At the time it was also the only place in town whose regular Saturday night floorshow featured a man peeing in a bucket (furthermore, he could sustain the flow for nearly three minutes).

And for those who had trouble getting into that groove, a "medical staff" of bartenders dressed in hospital blues would patrol the crowd offering up shots of an undisclosed liquor served from a beaker, the effects of which would be, well, more accurately described by medical professionals. The bar, called the Drugstore, was adorned with syringes and catheters. Miller once criticized the TaMtAm as a "pigsty," but the Art Clinic couldn’t boast extreme cleanliness: the crowd never seemed to obey the ‘Don’t piss on the floor’ sign in the restroom. But the Art Clinic, which closed when the Metro did, was a good neighbor to night-oriented Fish Fabrique, which accommodated Art Clinicals who wanted to stay out later and often drifted up the dark, dirty and graffiti-covered stairway to the fourth-floor Fabrique.

THE END OF AN ERA

The epoch of enthusiast-led rock clubs is long gone. TaMtAm was closed in 1996, losing the battle for its building, which was commercially attractive. The Ten Club was also evicted that same year. Art Clinic closed when the 10 Pushkinskaya building, occupied by the Free Arts Fund, was closed for major renovation. The Tunnel was closed in December 1997 when the factory which owned the bomb shelter discontinued the contract. Fish Fabrique, the last of the first-generation underground clubs, will close its doors in two weeks to be converted into a Eurostandard apartment.

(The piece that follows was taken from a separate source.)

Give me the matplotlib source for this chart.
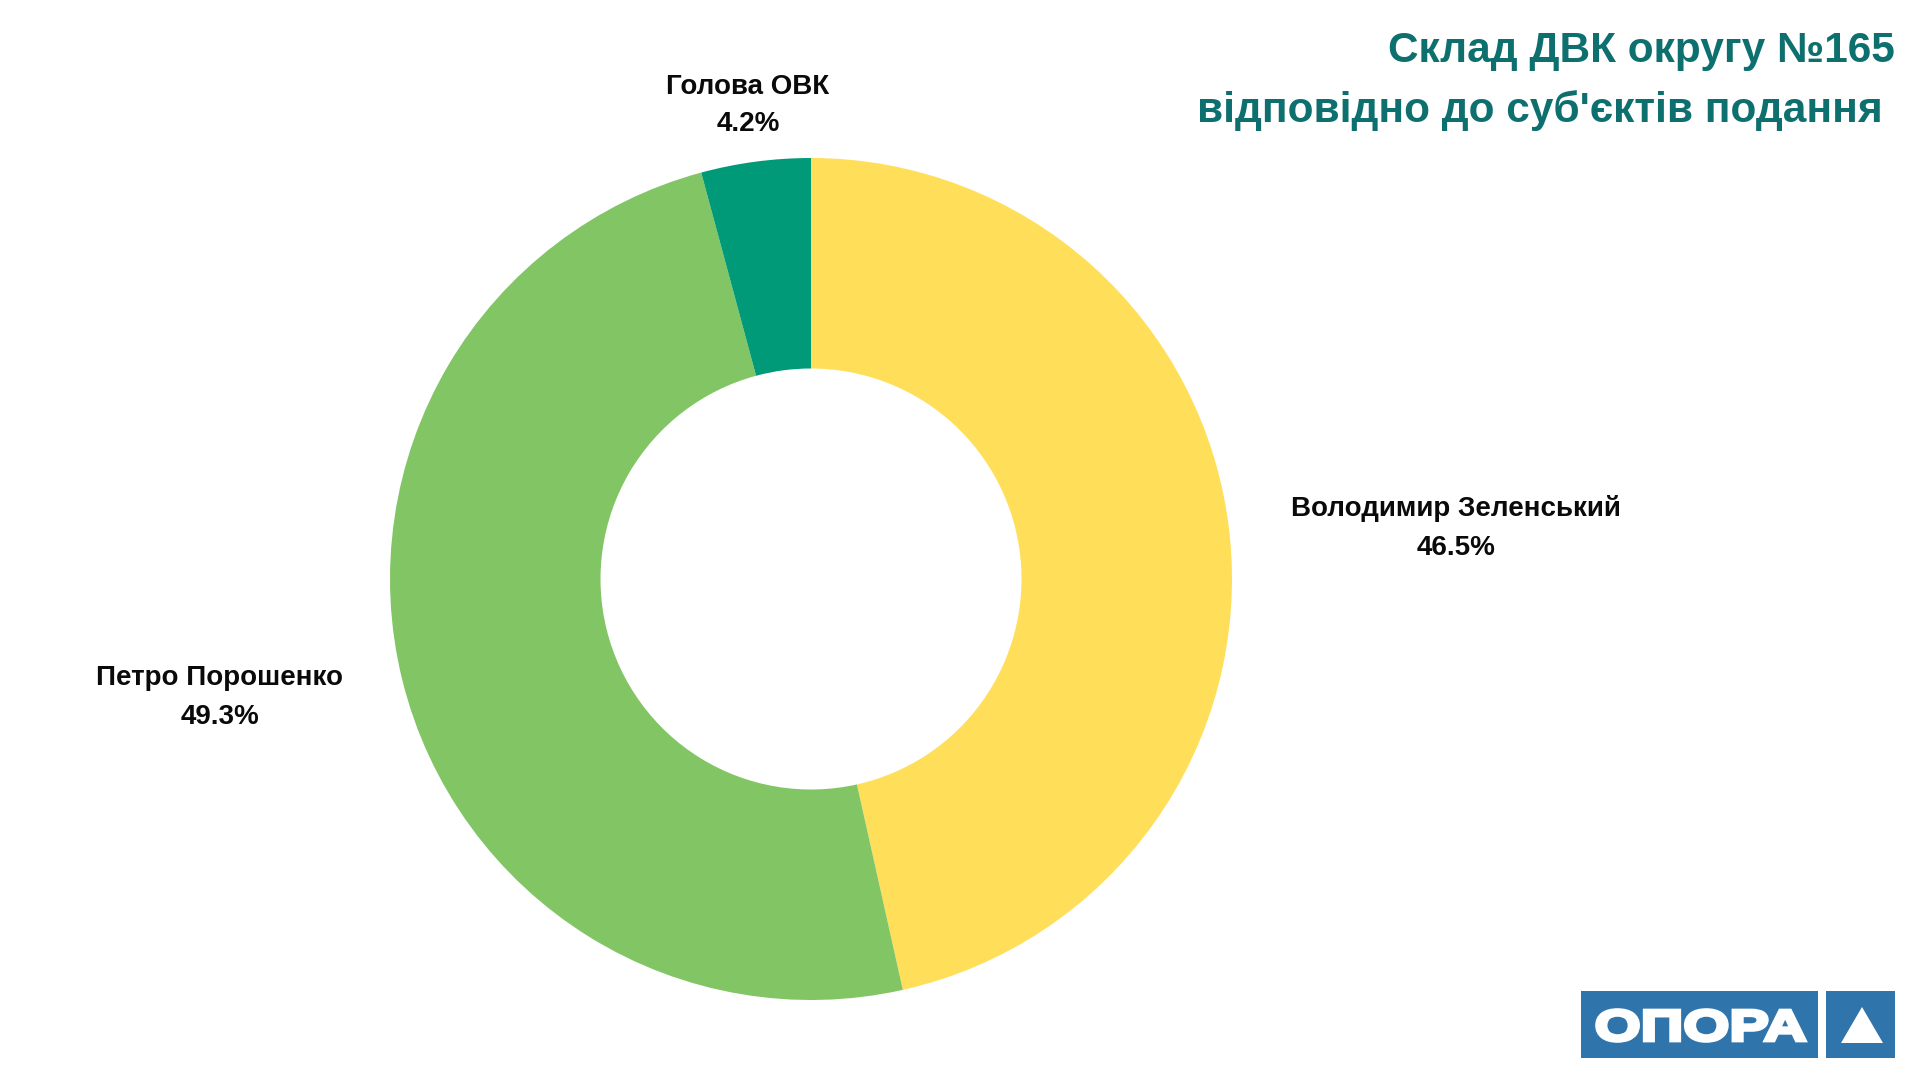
import matplotlib.pyplot as plt
from matplotlib.patches import Rectangle, Polygon, PathPatch
from matplotlib.textpath import TextPath
from matplotlib.font_manager import FontProperties
from matplotlib.transforms import Affine2D

plt.rcParams['font.family'] = ['Liberation Sans', 'DejaVu Sans']

# Дані
labels = ['Володимир Зеленський', 'Петро Порошенко', 'Голова ОВК']
values = [46.5, 49.3, 4.2]
colors = ['#FFDE59', '#82C564', '#019A78']
title_lines = ['Склад ДВК округу №165', "відповідно до суб'єктів подання"]

W, H = 1920, 1080
fig = plt.figure(figsize=(W / 100, H / 100), dpi=100)
fig.patch.set_facecolor('white')

# Кільцева діаграма (центр 811,579 px, радіус 421 px)
cx, cy, r = 811, 579, 421
ax = fig.add_axes([(cx - r) / W, (H - cy - r) / H, 2 * r / W, 2 * r / H])
ax.pie(values, colors=colors, startangle=90, counterclock=False, radius=1,
       wedgeprops=dict(width=0.5, edgecolor='none', linewidth=0))
ax.set_xlim(-1, 1)
ax.set_ylim(-1, 1)
ax.axis('off')

# Підписи (позиції в одиницях радіуса)
label_pos = [(1.532, 0.167, 0.074), (-1.404, -0.235, -0.328), (-0.150, 1.169, 1.080)]
for name, v, (x, y1, y2) in zip(labels, values, label_pos):
    ax.text(x, y1, name, ha='center', va='center', fontsize=20, fontweight='bold',
            color='#0A0A0A', clip_on=False)
    ax.text(x, y2, f'{v:.1f}%', ha='center', va='center', fontsize=20,
            fontweight='bold', color='#0A0A0A', clip_on=False)

# Заголовок
title_color = '#0E6F6F'
fig.text(1895 / W, 1 - 62 / H, title_lines[0], ha='right', va='baseline',
         fontsize=30.5, fontweight='bold', color=title_color)
fig.text(1883 / W, 1 - 122 / H, title_lines[1], ha='right', va='baseline',
         fontsize=30.5, fontweight='bold', color=title_color)

# Логотип ОПОРА
logo_blue = '#2F74AB'
fig.patches.append(Rectangle((1581 / W, (H - 1058) / H), (1818 - 1581) / W, (1058 - 991) / H,
                             transform=fig.transFigure, facecolor=logo_blue, edgecolor='none'))
fig.patches.append(Rectangle((1826 / W, (H - 1058) / H), (1895 - 1826) / W, (1058 - 991) / H,
                             transform=fig.transFigure, facecolor=logo_blue, edgecolor='none'))
tp = TextPath((0, 0), 'ОПОРА', size=1,
              prop=FontProperties(family='Liberation Sans', weight='bold'))
bb = tp.get_extents()
x0, x1, y0, y1 = 1597, 1805, H - 1041, H - 1010
tr = (Affine2D().translate(-bb.x0, -bb.y0)
      .scale((x1 - x0) / bb.width, (y1 - y0) / bb.height)
      .translate(x0, y0).scale(1 / W, 1 / H) + fig.transFigure)
fig.patches.append(PathPatch(tp, transform=tr, facecolor='white', edgecolor='white',
                             linewidth=2.6, joinstyle='miter'))
fig.patches.append(Polygon([(1841 / W, (H - 1043) / H), (1883 / W, (H - 1043) / H),
                            (1862 / W, (H - 1007) / H)], closed=True,
                           transform=fig.transFigure, facecolor='white', edgecolor='none'))

fig.savefig('out.png', dpi=100, facecolor='white')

Back in the desperate times of shock economic reforms in the early ’90s, only a sheer enthusiast could cope with managing a non-profit project. Now there is a host of nightclubs for every taste and income—lush mafia hangouts, striptease clubs, rockabilly bars and pricey gay clubs—but a few greats are still alive and kicking. The spirit lives on in places like Mama, which inherited director Andrei Haas from The Tunnel, and Griboyedov, which stole the fallout-shelter-club idea from The Tunnel. Managed by the trendy band Dva Samaliota, Griboyedova also combines the best of local rock music with refined techno vinyl spinning. Even Gakkel’s childhood friend and fellow Akvarium member Mikhail Vasilyev has recently launched the cozy club Garage.

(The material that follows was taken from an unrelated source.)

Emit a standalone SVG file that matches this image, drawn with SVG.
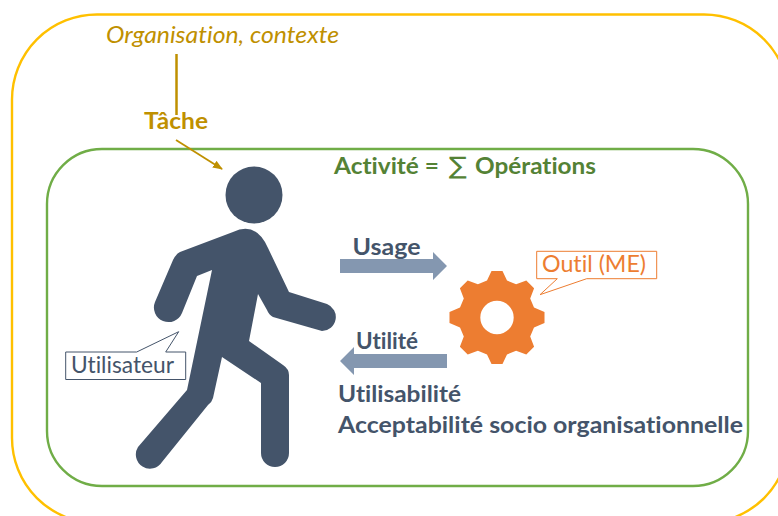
<svg xmlns="http://www.w3.org/2000/svg" width="778" height="516" viewBox="0 0 778 516">
<style>
text{font-family:"Lato","Open Sans","Liberation Sans",sans-serif;font-variant-ligatures:none}
.b{font-weight:700;fill:#44546A;font-size:22px}
.g{font-weight:700}
.arrow{fill:#8497B0}
.person{fill:#44546A}
</style>
<defs><marker id="head" markerUnits="userSpaceOnUse" markerWidth="10" markerHeight="8" refX="9" refY="4" orient="auto"><path d="M0 0L10 4L0 8Z" fill="#BF9000"/></marker></defs>
<rect width="778" height="516" fill="#fff"/>
<g id="organisation"><rect x="12" y="14.500" width="777" height="508.500" rx="85" fill="none" stroke="#FFC000" stroke-width="2.400"/>
<text x="106" y="43" font-size="23" font-style="italic" fill="#BF9000" textLength="233" lengthAdjust="spacingAndGlyphs">Organisation, contexte</text></g>
<g id="activite"><rect x="47" y="149" width="701" height="337" rx="55" fill="none" stroke="#70AD47" stroke-width="2.400"/>
<text x="334" y="173.500" font-size="22" class="g" fill="#548235" textLength="105" lengthAdjust="spacingAndGlyphs">Activité =</text>
<text x="449" y="174" font-size="24" fill="#548235" style="font-family:'DejaVu Sans',sans-serif" textLength="18" lengthAdjust="spacingAndGlyphs">∑</text>
<text x="475" y="173.500" font-size="22" class="g" fill="#548235" textLength="121" lengthAdjust="spacingAndGlyphs">Opérations</text></g>
<g id="tache"><text x="144" y="129" font-size="23" class="g" fill="#BF9000" textLength="64" lengthAdjust="spacingAndGlyphs">Tâche</text></g>
<g id="connectors">
<path d="M176.500 54V115" stroke="#BF9000" stroke-width="2.500" fill="none"/>
<path d="M176 140L222 169" stroke="#BF9000" stroke-width="1.800" fill="none" marker-end="url(#head)"/>
<path class="arrow" d="M340 259H433V252L447 266L433 280V273H340Z"/>
<path class="arrow" d="M447 354H354V347L340 361L354 375V368H447Z"/>
</g>
<g id="utilisateur">
<circle class="person" cx="254" cy="195" r="28.500"/>
<path class="person" d="M233 232L180 252Q176 254 173 260L155 302A14 14 0 0 0 182 313L197 276L212 270L187 390L138 447A14 14 0 0 0 162 462L208 405Q212 402 213 398L222 357L261 383V453A14 14 0 0 0 289 453V375Q289 369 283 365L249 341L258 294L267 310Q269 315 273 317L322 331A14 14 0 0 0 327 304L289 292L268 248Q256 221 233 232Z"/>
<path d="M65.700 352H136.700L178.700 331.700L165.700 352H185.700V379.500H65.700Z" fill="#fff" stroke="#44546A" stroke-width="1"/>
<text x="71" y="373" font-size="23" fill="#44546A" textLength="103" lengthAdjust="spacingAndGlyphs">Utilisateur</text>
</g>
<g id="outil">
<path transform="translate(497 317.500)" fill="#ED7D31" fill-rule="evenodd" d="M-10 -37L-5.500 -46.500L5.500 -46.500L10 -37L19.100 -33.200L29.300 -37.100L37.100 -29.300L33.200 -19.100L37 -10L47.500 -5.500L47.500 5.500L37 10L33.200 19.100L37.100 29.300L29.300 37.100L19.100 33.200L10 37L5.500 46.500L-5.500 46.500L-10 37L-19.100 33.200L-29.300 37.100L-37.100 29.300L-33.200 19.100L-37 10L-47.500 5.500L-47.500 -5.500L-37 -10L-33.200 -19.100L-37.100 -29.300L-29.300 -37.100L-19.100 -33.200ZM16.700 0A16.700 16.700 0 1 0 -16.700 0A16.700 16.700 0 1 0 16.700 0Z"/>
<path d="M536.700 251.300H656.700V278.700H586.700L540 294.700L557.300 278.700H536.700Z" fill="#fff" stroke="#ED7D31" stroke-width="1"/>
<text x="542" y="272" font-size="23" fill="#ED7D31" textLength="104" lengthAdjust="spacingAndGlyphs">Outil (ME)</text>
</g>
<g id="labels">
<text class="b" x="352.500" y="255" textLength="68" lengthAdjust="spacingAndGlyphs">Usage</text>
<text class="b" x="356" y="349" textLength="62" lengthAdjust="spacingAndGlyphs">Utilité</text>
<text class="b" x="338" y="402" textLength="123" lengthAdjust="spacingAndGlyphs">Utilisabilité</text>
<text class="b" x="338" y="433" textLength="405" lengthAdjust="spacingAndGlyphs">Acceptabilité socio organisationnelle</text>
</g>
</svg>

"Rock and roll survived in clubs for five years," said Yury Shevchuk, the frontman of mega-group DDT, who organized a marathon festival last year to attract the public to small clubs. These five years have breathed new life in the ailing local rock music scene, providing venues and a starting point for such popular acts as Tequilajazzz, Spleen, and Pep-see, who started at TaMtAm but now have national hits.

Strangely enough, the Russian Beatles of the 1990s grew up entirely outside the scene: Mumii Troll, which has made the girls scream and the unsuspecting public gasp, come from Russia’s Far East. Apparently rock’n’roll will survive, whatever the climate.